Unlike others who save their debauchery for weekends, you are busy downing shots every night of the week in the name of YOLO!

If it was an isolated incident, it would be one thing. But sadly, youth alcoholism is on the rise.

Let it not come to you as a surprise that alcohol dependence is a real deal because according to a past report by NACADA, abuse of alcohol and drugs is one of the most critical challenges facing the country today. The youth particularly, have reached unprecedented levels taking the larger 15% of the population that is said to be dependent on alcohol.

Why do youth spend their days in drinking dens? And spare us the redundant the ‘hakuna job’ narrative. Where would you get cash to pay the barman if you do not work? And is drinking the miraculous escape from being jobless?

Even if there were jobs available, which business owner would give you employment if you arrive at work reeking of cheap alcohol from the night before? How can one trust you with their millions if you waste your little money in dingy drinking dens?

Let’s be honest. Youth cannot claim that they drink because of joblessness. Fields lie fallow. ECD classrooms are without teachers. We are importing furniture from China for heaven’s sake!

Stop being lazy! Go back to class. Try something new. Learn a skill. Hone your craft. Do anything that will keep you from drinking your future away.

Yes, you are above the legal drinking age. And yes, your life is yours. But do you stop to consider the example you set for your juniors?

The over 200 minors  found drinking and smoking bhang in a bar in Downtown Nairobi in October seems to be just a tip of the iceberg as more cases continue to be reported including a much publicized incident in Eldoret.

When children as young as 12 are busted by police drinking and smoking, who is to blame? Is it not those who go before them? After all, children learn by example.

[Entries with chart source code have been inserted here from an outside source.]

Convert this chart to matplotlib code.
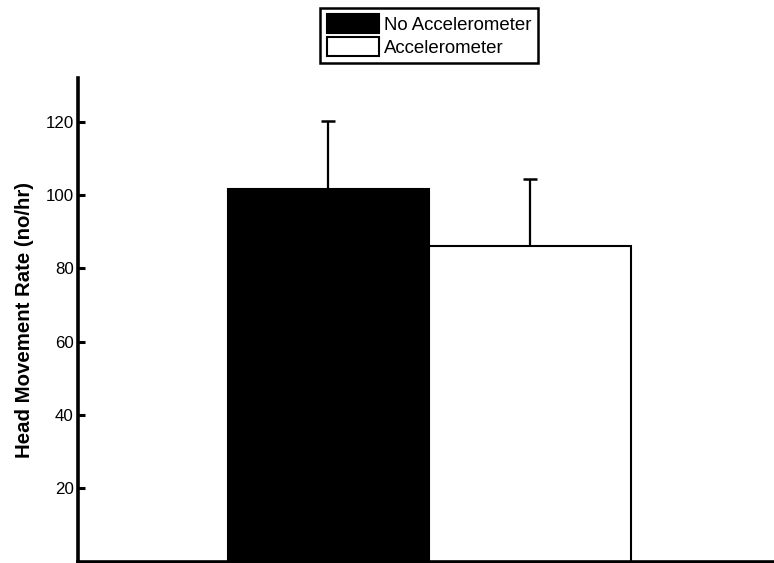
import matplotlib
matplotlib.use("Agg")
import matplotlib.pyplot as plt

plt.rcParams['font.family'] = ['Liberation Sans', 'DejaVu Sans']

groups = ["No Accelerometer", "Accelerometer"]
rates = [101.6, 86.2]
errors = [18.7, 18.3]
face_colors = ["black", "white"]
yticks = [20, 40, 60, 80, 100, 120]

fig = plt.figure(figsize=(7.74, 5.63), dpi=100)
ax = fig.add_axes([78 / 774, 1.5 / 563, 1 - 78 / 774, 483.5 / 563])

xpos = [1, 2]
for x, r, e, fc, name in zip(xpos, rates, errors, face_colors, groups):
    ax.bar(x, r, width=1.0, color=fc, edgecolor="black", linewidth=1.5, label=name, zorder=2)
    ax.errorbar(x, r, yerr=[[0], [e]], fmt="none", ecolor="black",
                elinewidth=1.6, capsize=5, capthick=1.8, zorder=1)

ax.set_xlim(-0.243, 3.211)
ax.set_ylim(0, 132)
ax.set_xticks([])
ax.set_yticks(yticks)
ax.tick_params(axis="y", direction="in", length=5, width=2.2, labelsize=12.2, pad=3)
for side in ["top", "right"]:
    ax.spines[side].set_visible(False)
ax.spines["left"].set_linewidth(2.6)
ax.spines["bottom"].set_linewidth(2.6)
ax.set_ylabel("Head Movement Rate (no/hr)", fontsize=14.7, fontweight="bold", labelpad=8)

leg = ax.legend(loc="center", bbox_to_anchor=(429 / 774, 527.5 / 563),
                bbox_transform=fig.transFigure, fontsize=13.4, frameon=True,
                fancybox=False, framealpha=1, edgecolor="black",
                handlelength=2.8, handleheight=1.15, handletextpad=0.25,
                labelspacing=0.18, borderpad=0.35, borderaxespad=0)
leg.get_frame().set_linewidth(1.8)

fig.savefig("out.png", dpi=100)
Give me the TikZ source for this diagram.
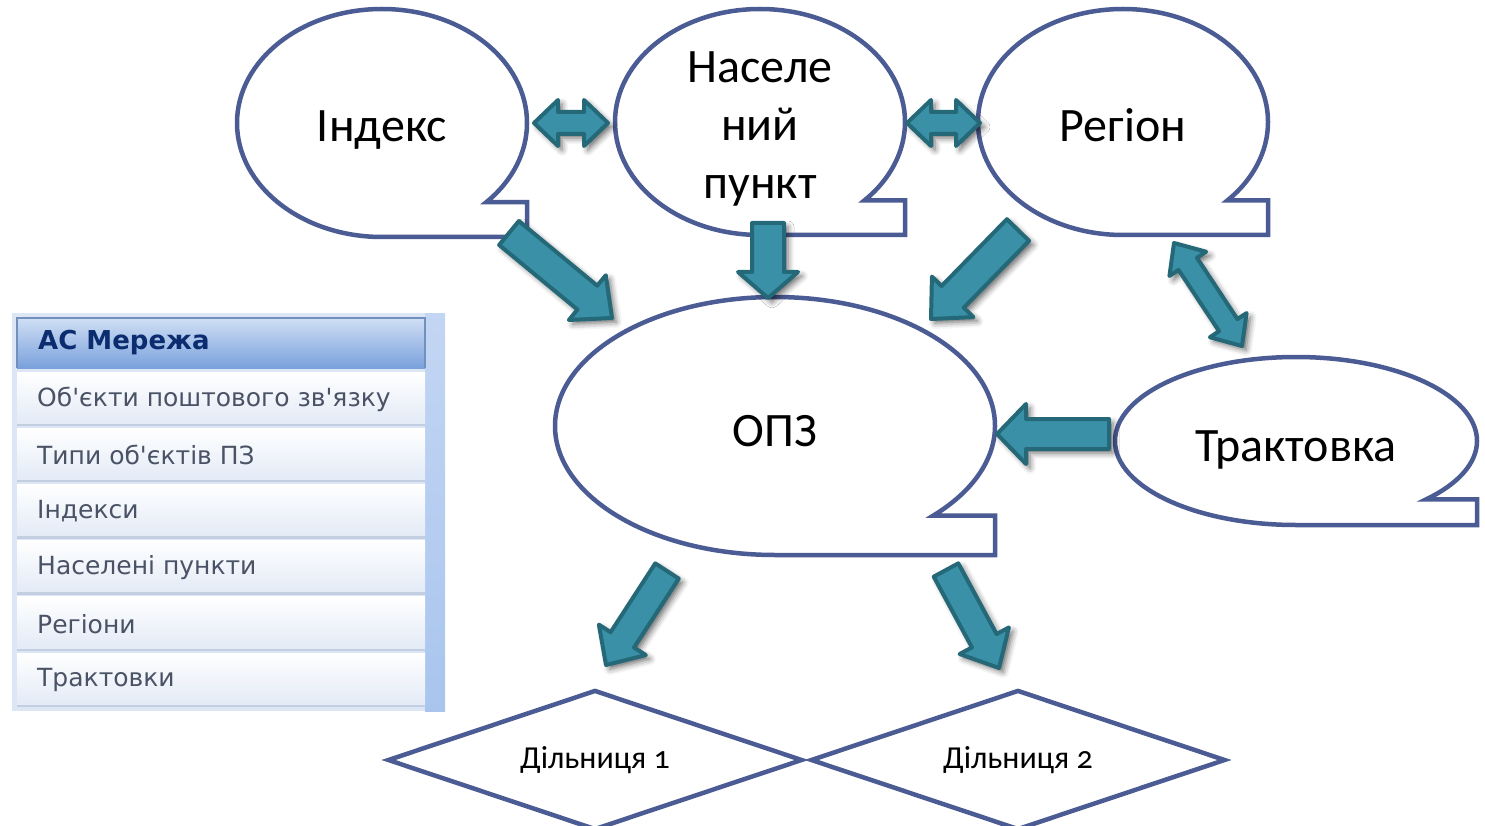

So maybe you don’t have a younger sibling. What about your future kids? How will you teach them to be responsible adults if you drink away your mother’s hard-earned cash?

Let’s face it. There is no excuse to live at the bottom of the bottle.  Yes, you only live once, but that is not license to live recklessly.

Grow up. Life is not only about wild nights fueled by endless shots of liquor.

At some point, you’ve got to wake up and smell the coffee. You have to make something out of yourself and those many thousands your mother borrowed in the name of your education.

Or you can just wait to die of liver complications, having broken the heart of your dear mother.